→ Information provided
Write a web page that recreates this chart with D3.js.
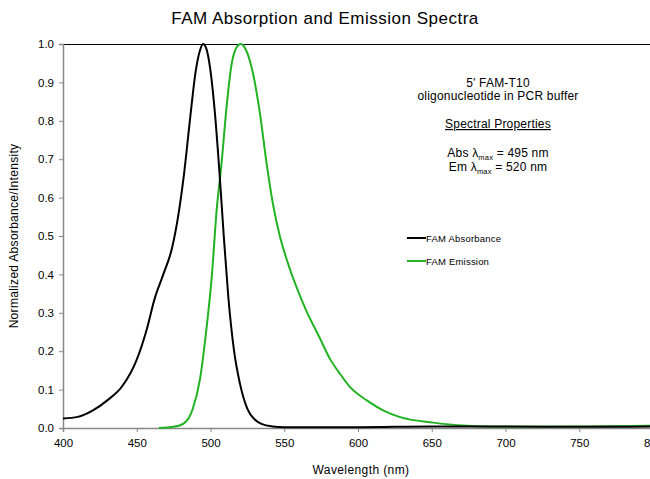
<!DOCTYPE html>
<html>
<head>
<meta charset="utf-8">
<script src="https://cdn.jsdelivr.net/npm/d3@7"></script>
<style>
  body { margin: 0; background: #fff; }
  text { font-family: "Liberation Sans", Arial, sans-serif; fill: #000; }
</style>
</head>
<body>
<div id="vis"></div>
<script>
// absorbance spectrum (wavelength nm, normalized value)
var absWl  = [400, 410, 420, 430, 440, 450, 457, 462, 468, 474, 478, 482, 486, 490, 493, 495, 497, 500, 503, 506, 509, 512, 516, 520, 525, 530, 535, 542, 550, 600, 650, 700, 750, 800];
var absVal = [0.025, 0.029, 0.045, 0.072, 0.108, 0.178, 0.26, 0.335, 0.40, 0.47, 0.55, 0.66, 0.80, 0.93, 0.985, 1.0, 0.99, 0.93, 0.82, 0.67, 0.50, 0.345, 0.20, 0.115, 0.05, 0.022, 0.01, 0.004, 0.002, 0.002, 0.004, 0.004, 0.003, 0.004];

// emission spectrum
var emWl  = [465, 475, 482, 488, 493, 497, 501, 504, 507.5, 511, 514, 517.5, 520.5, 524, 529, 533.5, 538, 542.5, 547, 552, 558, 565, 574, 581, 588, 595, 606, 617, 628, 651, 674, 696, 750, 800];
var emVal = [0, 0.003, 0.012, 0.05, 0.13, 0.25, 0.40, 0.56, 0.69, 0.84, 0.94, 0.99, 1.0, 0.985, 0.92, 0.82, 0.69, 0.58, 0.50, 0.435, 0.37, 0.305, 0.235, 0.18, 0.14, 0.105, 0.072, 0.046, 0.029, 0.014, 0.006, 0.003, 0.004, 0.006];

var xTicks = [400, 450, 500, 550, 600, 650, 700, 750, 800];
var yTicks = [0, 0.1, 0.2, 0.3, 0.4, 0.5, 0.6, 0.7, 0.8, 0.9, 1.0];

var width = 650, height = 479;
var plot = { left: 63, right: 653, top: 44, bottom: 428 };

var svg = d3.select("#vis").append("svg")
    .attr("width", width)
    .attr("height", height);

var x = d3.scaleLinear().domain([400, 800]).range([plot.left, plot.right]);
var y = d3.scaleLinear().domain([0, 1]).range([plot.bottom, plot.top]);

// title
svg.append("text")
    .attr("x", 325).attr("y", 24)
    .attr("text-anchor", "middle")
    .style("font-size", "17px")
    .style("letter-spacing", "0.5px")
    .text("FAM Absorption and Emission Spectra");

// top border of plot area
svg.append("line")
    .attr("x1", plot.left).attr("x2", plot.right)
    .attr("y1", plot.top + 0.5).attr("y2", plot.top + 0.5)
    .attr("stroke", "#000").attr("stroke-width", 1);

// axes
var xAxis = svg.append("g")
    .attr("transform", "translate(0," + plot.bottom + ")")
    .call(d3.axisBottom(x).tickValues(xTicks).tickSize(4).tickPadding(7).tickFormat(d3.format("d")));

var yAxis = svg.append("g")
    .attr("transform", "translate(" + plot.left + ",0)")
    .call(d3.axisLeft(y).tickValues(yTicks).tickSize(4).tickPadding(5).tickFormat(d3.format(".1f")));

[xAxis, yAxis].forEach(function (a) {
  a.select(".domain").attr("stroke", "#888").attr("stroke-width", 1.5);
  a.selectAll(".tick line").attr("stroke", "#888");
  a.selectAll("text").style("font-size", "11.5px").style("font-family", "Liberation Sans, Arial, sans-serif").attr("fill", "#000");
});

// axis titles
svg.append("text")
    .attr("x", 361).attr("y", 474)
    .attr("text-anchor", "middle")
    .style("font-size", "12px")
    .style("letter-spacing", "0.4px")
    .text("Wavelength (nm)");

svg.append("text")
    .attr("transform", "translate(18," + ((plot.top + plot.bottom) / 2) + ") rotate(-90)")
    .attr("text-anchor", "middle")
    .style("font-size", "12px")
    .style("letter-spacing", "0.3px")
    .text("Normalized Absorbance/Intensity");

// curves
var line = d3.line()
    .x(function (d) { return x(d[0]); })
    .y(function (d) { return y(d[1]); })
    .curve(d3.curveMonotoneX);

var series = [
  { name: "FAM Absorbance", color: "#000000", pts: d3.zip(absWl, absVal) },
  { name: "FAM Emission", color: "#22b322", pts: d3.zip(emWl, emVal) }
];

svg.selectAll(".spec")
    .data(series.slice().reverse())
    .enter().append("path")
    .attr("class", "spec")
    .attr("fill", "none")
    .attr("stroke", function (d) { return d.color; })
    .attr("stroke-width", 2)
    .attr("d", function (d) { return line(d.pts); });

// annotation
var note = svg.append("g").attr("text-anchor", "middle").style("font-size", "12px").style("letter-spacing", "0.2px");
note.append("text").attr("x", 498).attr("y", 87).text("5' FAM-T10");
note.append("text").attr("x", 498).attr("y", 100).text("oligonucleotide in PCR buffer");
note.append("text").attr("x", 498).attr("y", 128)
    .style("text-decoration", "underline")
    .text("Spectral Properties");

var abs = note.append("text").attr("x", 498).attr("y", 157);
abs.append("tspan").text("Abs λ");
abs.append("tspan").attr("dy", 3).style("font-size", "7.5px").text("max");
abs.append("tspan").attr("dy", -3).text(" =  495 nm");

var em = note.append("text").attr("x", 498).attr("y", 171);
em.append("tspan").text("Em λ");
em.append("tspan").attr("dy", 3).style("font-size", "7.5px").text("max");
em.append("tspan").attr("dy", -3).text(" = 520 nm");

// legend
var legend = svg.selectAll(".legend")
    .data(series)
    .enter().append("g")
    .attr("class", "legend")
    .attr("transform", function (d, i) { return "translate(407," + (238 + i * 23) + ")"; });

legend.append("line")
    .attr("x1", 0).attr("x2", 19)
    .attr("stroke", function (d) { return d.color; })
    .attr("stroke-width", 2);

legend.append("text")
    .attr("x", 19).attr("y", 3.5)
    .style("font-size", "9.5px")
    .style("letter-spacing", "0.2px")
    .text(function (d) { return d.name; });
</script>
</body>
</html>
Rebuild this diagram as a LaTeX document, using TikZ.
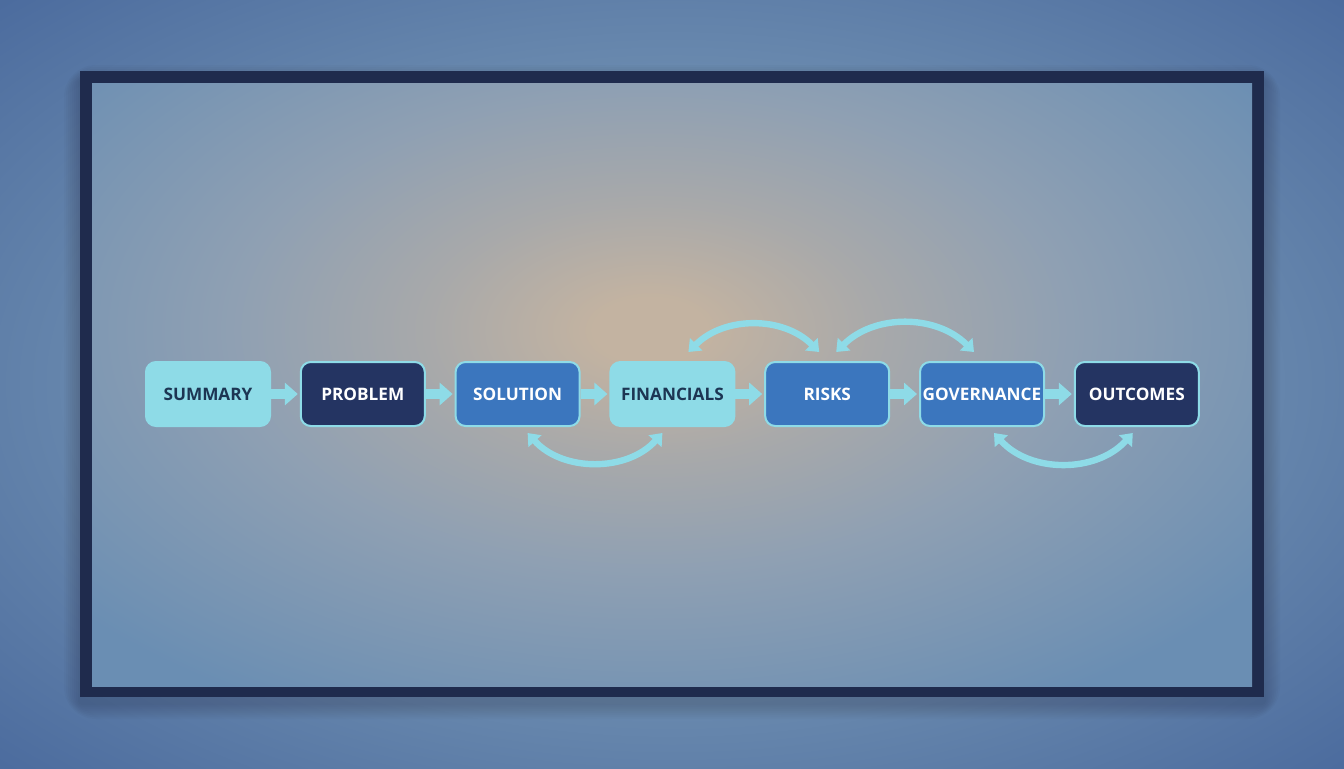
\documentclass[tikz,border=0pt]{standalone}
\usepackage{fontspec}
\setmainfont{Open Sans}
\usetikzlibrary{positioning,arrows.meta}

\definecolor{pagebg}{HTML}{44649A}
\definecolor{pagelite}{HTML}{6B8BAF}
\definecolor{framecol}{HTML}{1F2B4D}
\definecolor{glowmid}{HTML}{C3B3A1}
\definecolor{glowtwo}{HTML}{A8A9AA}
\definecolor{glowthree}{HTML}{8FA0B3}
\definecolor{glowedge}{HTML}{6A8EB3}
\definecolor{cyanbox}{HTML}{8EDBE7}
\definecolor{navybox}{HTML}{243462}
\definecolor{bluebox}{HTML}{3B76BE}
\definecolor{darktext}{HTML}{1C3553}

\pgfdeclareradialshading{glow}{\pgfpoint{0bp}{0bp}}{%
  color(0bp)=(glowmid); color(2bp)=(glowmid); color(8bp)=(glowtwo);
  color(15bp)=(glowthree); color(27bp)=(glowedge); color(50bp)=(glowedge)}
\pgfdeclareradialshading{pageglow}{\pgfpoint{0bp}{0bp}}{%
  color(0bp)=(pagelite); color(17bp)=(pagelite); color(34bp)=(pagebg);
  color(50bp)=(pagebg)}

\tikzset{
  stage/.style={rounded corners=5pt, minimum width=62pt, minimum height=32pt,
    line width=1pt, draw=cyanbox, font=\bfseries\fontsize{8.6}{10}\selectfont,
    inner xsep=0pt, inner ysep=2pt},
  lightstage/.style={stage, fill=cyanbox, text=darktext},
  navystage/.style={stage, fill=navybox, text=white},
  bluestage/.style={stage, fill=bluebox, text=white},
  flow/.style={draw=cyanbox, line width=5pt, shorten >=1pt,
    -{Triangle[length=6.5pt,width=11pt]}},
  loop/.style={draw=cyanbox, line width=3.2pt,
    {Triangle[length=5.5pt,width=8.5pt]}-{Triangle[length=5.5pt,width=8.5pt]}}
}

\begin{document}
\begin{tikzpicture}[x=0.5pt,y=0.5pt]
  \useasboundingbox (0,0) rectangle (1344,768);

  % Background
  \shade[shading=pageglow] (-100,-60) rectangle (1444,828);
  \foreach \s in {2,4,...,16} % soft shadow
    \fill[black, opacity=0.018, rounded corners=\s] (80-\s,71-\s-6) rectangle (1264+\s,697+\s-10);
  \fill[framecol] (80,71) rectangle (1264,697); % Frame
  \begin{scope}
    \clip (92,82) rectangle (1252,685);
    \shade[shading=glow] (-50,38) rectangle (1350,838);
  \end{scope}

  % Stages
  \node[lightstage] (summary) at (208,374) {SUMMARY};
  \node[navystage, right=14.4pt of summary] (problem) {PROBLEM};
  \node[bluestage, right=14.4pt of problem] (solution) {SOLUTION};
  \node[lightstage, right=14.4pt of solution] (financials) {FINANCIALS};
  \node[bluestage, right=14.4pt of financials] (risks) {RISKS};
  \node[bluestage, right=14.4pt of risks] (governance) {GOVERNANCE};
  \node[navystage, right=14.4pt of governance] (outcomes) {OUTCOMES};

  % Straight flow
  \draw[flow] (summary) -- (problem);
  \draw[flow] (problem) -- (solution);
  \draw[flow] (solution) -- (financials);
  \draw[flow] (financials) -- (risks);
  \draw[flow] (risks) -- (governance);
  \draw[flow] (governance) -- (outcomes);

  % Loops
  \draw[loop] ([xshift=5pt,yshift=-3pt]solution.south) to[bend right=48] ([xshift=-5pt,yshift=-3pt]financials.south);
  \draw[loop] ([xshift=8pt,yshift=4.5pt]financials.north) to[bend left=45] ([xshift=-4pt,yshift=4.5pt]risks.north);
  \draw[loop] ([xshift=4.5pt,yshift=4.5pt]risks.north) to[bend left=45] ([xshift=-4pt,yshift=4.5pt]governance.north);
  \draw[loop] ([xshift=6pt,yshift=-3pt]governance.south) to[bend right=48] ([xshift=-2pt,yshift=-3pt]outcomes.south);
\end{tikzpicture}
\end{document}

→ Task to complete
Write down every line from the opening of the listing to the line with "0.004, 0.003, 0.004];", both included, and nothing else; the pictures are omitted.

→ Finished answer
Write a web page that recreates this chart with D3.js.
<!DOCTYPE html>
<html>
<head>
<meta charset="utf-8">
<script src="https://cdn.jsdelivr.net/npm/d3@7"></script>
<style>
  body { margin: 0; background: #fff; }
  text { font-family: "Liberation Sans", Arial, sans-serif; fill: #000; }
</style>
</head>
<body>
<div id="vis"></div>
<script>
// absorbance spectrum (wavelength nm, normalized value)
var absWl  = [400, 410, 420, 430, 440, 450, 457, 462, 468, 474, 478, 482, 486, 490, 493, 495, 497, 500, 503, 506, 509, 512, 516, 520, 525, 530, 535, 542, 550, 600, 650, 700, 750, 800];
var absVal = [0.025, 0.029, 0.045, 0.072, 0.108, 0.178, 0.26, 0.335, 0.40, 0.47, 0.55, 0.66, 0.80, 0.93, 0.985, 1.0, 0.99, 0.93, 0.82, 0.67, 0.50, 0.345, 0.20, 0.115, 0.05, 0.022, 0.01, 0.004, 0.002, 0.002, 0.004, 0.004, 0.003, 0.004];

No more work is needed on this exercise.